Você conhece o tipo: diz a verdade, doa a quem doer; rompe amizades, reforça seus valores, milita sem descanso nos sete dias da semana. Depois, desliga o computador e vai cuidar da vida, porque a coisa não está fácil para ninguém. O valentão das redes sociais raramente é visto na ativa. Quando muito, ressurge numa mesa de bar ou no churrasco de domingo, já devidamente calibrado por uma caipirinha benfeita e batendo boca com o cunhado. Valentão de internet adora espinafrar cunhado.
O anonimato das redes sociais faz aflorar na mais mansa das criaturas um demônio de olhos tintos de sangue, baba fedorenta e vocabulário digno das profundezas abissais. Creem que um perfil falso basta para que se livrem de represálias legais. Na vida real, já rolou até processo contra os goiabas que destilaram comentários racistas pela internet. Não alimente ilusões: qualquer e-mail pode ser rastreado. E qualquer comentário ofensivo pode render processo por calúnia, injúria, difamação e outros deslizes inafiançáveis.
Nem tudo é agressão. O “bem-intencionado ponto com” é outro tipo faceiro que navega nas ondas das nets. Qualquer causa justa conta com ele em tempo integral. Tal qual o raivoso, assim que se afasta do computador, o bonzão sacode as imaginárias asas branquinhas e dá-se por satisfeito com a boa vontade virtual.
Não são hipócritas.
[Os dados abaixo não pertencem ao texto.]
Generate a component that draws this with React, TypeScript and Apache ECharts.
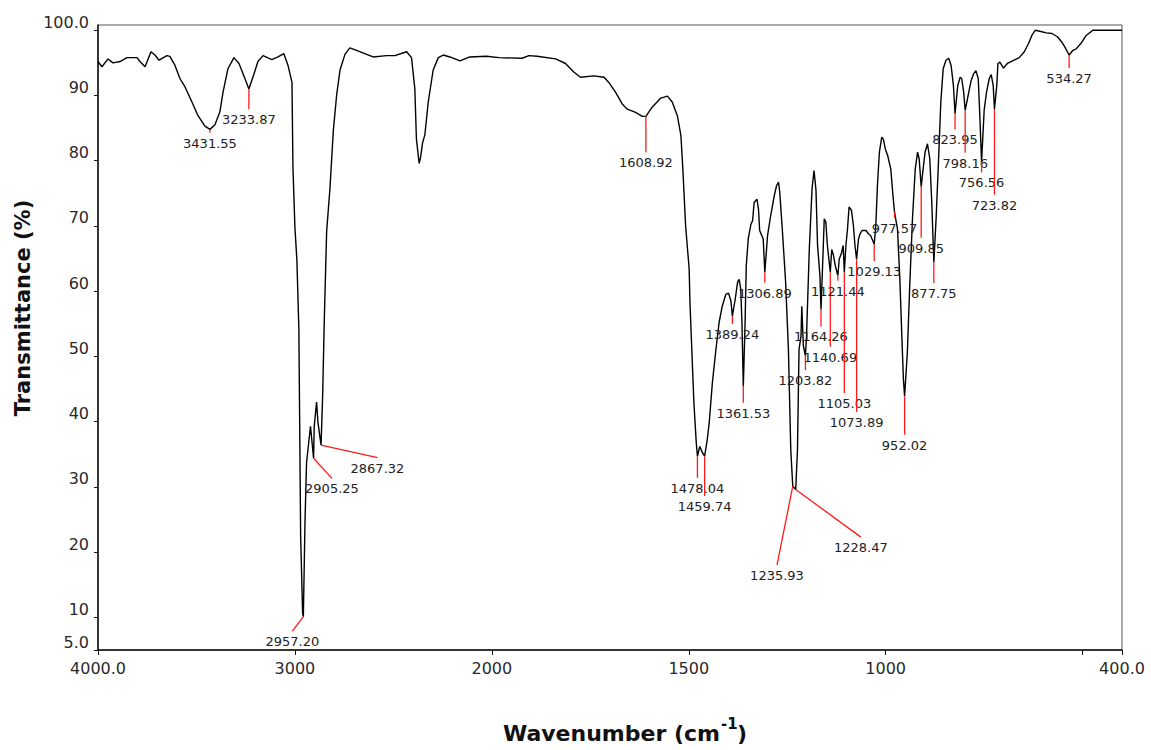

São pessoas que desabafam. É claro que marcar pontos junto à turma é legal, mas quando elas se manifestam on-line estão escrevendo o que realmente pensam. O teclado é o terapeuta literalmente ao alcance dos dedos. A pessoa se libera. Bravatas, rosnados, fofuras, a tela do computador aceita tudo. Mas, entre digitar e agir, existe um poço intransponível. No caso dos rosnadores é até bom.
Posts bacanas também não viram realidade. A pessoa curte sua estreia, compartilha o lançamento do seu livro e vibra com a notícia do seu casamento — mas nem vai ao teatro, sequer passa na porta da livraria e ignora solenemente o casório. Curtir bastou. nem precisa ler a publicação na íntegra. Uma vez, um amigo começou seu post contando que acordara com a notícia do lançamento de seu livro. E terminou lamentando que a mãe morrera na mesma manhã. Queria mostrar os contrastes da vida.Todos os comentários davam os parabéns, porque haviam lido só a primeira frase do post.
Falta levantar o traseiro da cadeira e arregaçar as mangas de verdade. Abaixo-assinado virtual não cassa político, curtidas no post não lotam plateia e foto bonita em preto e branco não cura câncer. Demonstra sensibilidade, certo, mas, de prático mesmo, não significa muita coisa. Se eu fosse adepto das teorias da conspiração — adianto que não sou —, diria que a maracutaia subliminar das redes sociais está em deixar extravasar a agressividade em frases pasteurizadas.
Viver dá trabalho, e a facilidade de ter tudo na telinha mais próxima é um risco. Agora, até a azaração (antigamente conhecida por paquera) é via aplicativo. Antes mesmo de encontrar a pessoa, sentir o perfume de sua pele e ouvir sua voz, você já sabe que ela adora pingar cera de vela no… na… Enfim, estamos cada dia menos preparados para os inesperados da vida. E isso não é legal.